#### [WHAT YOU SHOULD DO]
Gather up every line from the entries below that uses the word "this".

#### [GIVEN INFORMATION]
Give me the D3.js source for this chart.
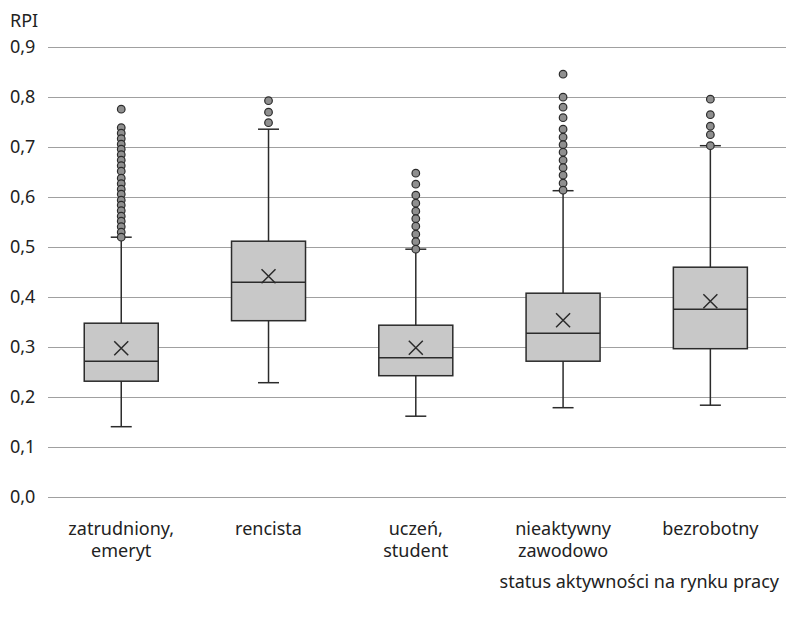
...
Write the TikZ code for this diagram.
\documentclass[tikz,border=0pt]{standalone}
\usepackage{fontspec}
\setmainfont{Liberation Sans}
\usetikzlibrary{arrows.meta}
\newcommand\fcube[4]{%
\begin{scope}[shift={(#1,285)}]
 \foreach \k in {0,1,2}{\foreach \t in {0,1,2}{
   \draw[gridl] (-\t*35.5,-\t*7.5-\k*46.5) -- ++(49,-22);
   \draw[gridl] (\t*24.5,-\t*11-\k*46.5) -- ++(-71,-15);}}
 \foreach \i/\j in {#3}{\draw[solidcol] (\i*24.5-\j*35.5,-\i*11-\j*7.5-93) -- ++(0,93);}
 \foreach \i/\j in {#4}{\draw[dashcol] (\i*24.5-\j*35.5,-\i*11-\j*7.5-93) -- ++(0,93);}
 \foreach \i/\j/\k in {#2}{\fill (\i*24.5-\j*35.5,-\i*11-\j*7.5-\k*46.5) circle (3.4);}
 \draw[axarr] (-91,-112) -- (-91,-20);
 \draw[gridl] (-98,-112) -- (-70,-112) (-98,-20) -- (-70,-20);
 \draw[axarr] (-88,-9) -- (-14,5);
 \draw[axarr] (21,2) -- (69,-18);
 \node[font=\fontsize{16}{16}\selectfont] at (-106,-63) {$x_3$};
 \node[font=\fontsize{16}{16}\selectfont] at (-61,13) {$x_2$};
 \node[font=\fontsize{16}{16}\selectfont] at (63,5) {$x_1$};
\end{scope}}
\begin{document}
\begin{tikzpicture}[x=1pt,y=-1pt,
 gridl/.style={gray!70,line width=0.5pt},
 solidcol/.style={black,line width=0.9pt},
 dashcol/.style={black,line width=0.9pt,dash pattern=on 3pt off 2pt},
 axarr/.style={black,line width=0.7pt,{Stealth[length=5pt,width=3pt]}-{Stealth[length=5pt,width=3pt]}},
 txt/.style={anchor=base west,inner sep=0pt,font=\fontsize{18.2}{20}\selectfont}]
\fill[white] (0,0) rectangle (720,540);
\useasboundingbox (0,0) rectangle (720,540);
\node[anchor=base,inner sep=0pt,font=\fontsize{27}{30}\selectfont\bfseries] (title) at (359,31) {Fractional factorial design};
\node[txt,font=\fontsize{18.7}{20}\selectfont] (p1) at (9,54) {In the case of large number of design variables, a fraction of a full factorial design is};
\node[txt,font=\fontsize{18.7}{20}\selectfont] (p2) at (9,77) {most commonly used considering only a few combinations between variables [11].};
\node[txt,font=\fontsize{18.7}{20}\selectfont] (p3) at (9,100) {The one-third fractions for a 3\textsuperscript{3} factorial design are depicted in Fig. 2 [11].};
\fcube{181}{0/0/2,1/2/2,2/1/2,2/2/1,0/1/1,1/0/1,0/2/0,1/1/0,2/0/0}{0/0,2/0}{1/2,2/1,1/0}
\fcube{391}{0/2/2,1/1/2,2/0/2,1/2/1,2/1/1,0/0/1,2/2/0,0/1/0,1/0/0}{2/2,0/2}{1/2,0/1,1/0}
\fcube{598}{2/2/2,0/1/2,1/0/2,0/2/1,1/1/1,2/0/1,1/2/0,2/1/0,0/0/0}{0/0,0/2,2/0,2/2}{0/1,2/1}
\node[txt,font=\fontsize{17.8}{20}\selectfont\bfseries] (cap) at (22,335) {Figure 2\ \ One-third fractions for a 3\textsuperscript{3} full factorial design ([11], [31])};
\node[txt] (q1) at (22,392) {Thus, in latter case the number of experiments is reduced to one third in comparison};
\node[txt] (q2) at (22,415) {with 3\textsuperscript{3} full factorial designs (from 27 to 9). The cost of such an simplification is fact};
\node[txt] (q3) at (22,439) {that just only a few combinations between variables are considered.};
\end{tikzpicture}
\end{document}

#### [WRITTEN SOLUTION]
Give me the D3.js source for this chart.
Write the TikZ code for this diagram.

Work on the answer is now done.